Der beschleunigte Ausbau der Solarenergie in Europa geht zu einem guten Teil auf diesen Preisverfall zurück. Chinesische Unternehmen drängen auch in den Markt für Windturbinen, zum Teil, indem sie günstige Finanzierungsbedingungen anbieten. Auch diese Praktiken prüft die EU-Kommission gerade. Die große Frage lautet, ob die EU auf den Zustrom von billigen Erzeugnissen für seine Klimawende wirklich verzichten will. Bisher werden diese Argumente weggewischt, es dominieren die Ängste vor negativen wirtschaftlichen Konsequenzen einer chinesischen Produktschwemme, etwa in der Automobilindustrie. Die Angst ist nicht unverständlich, weil China schon in einigen Feldern technologisch weit ist oder sogar vorn liegt.

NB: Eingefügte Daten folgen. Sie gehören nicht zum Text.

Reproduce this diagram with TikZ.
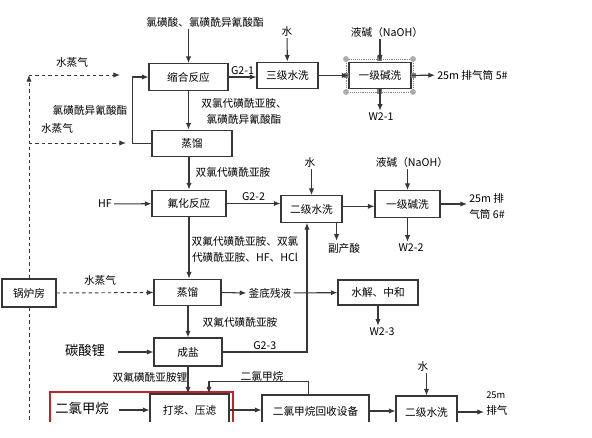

Worauf können wir verzichten?

Dabei ist die Wahrheit doch die: In einigen Sektoren hat Europa den Wettlauf schon verloren, 98 Prozent der Solarzellen in der EU kommen aus China. Das lässt sich nicht mehr aufholen. In anderen Bereichen wird man dem Wettstreit der besseren Produkte und Dienstleistungen mit Zöllen und protektionistischen Maßnahmen nicht aus dem Weg gehen können, zumindest können das jene Unternehmen nicht, die den Anspruch haben, global erfolgreich zu sein. China ist der mit Abstand größte Automarkt der Welt. Wenn VW ein "Weltauto" bleiben will, muss der Konzern ohnehin die besseren und günstigeren E-Autos bauen, um sie in China verkaufen zu können.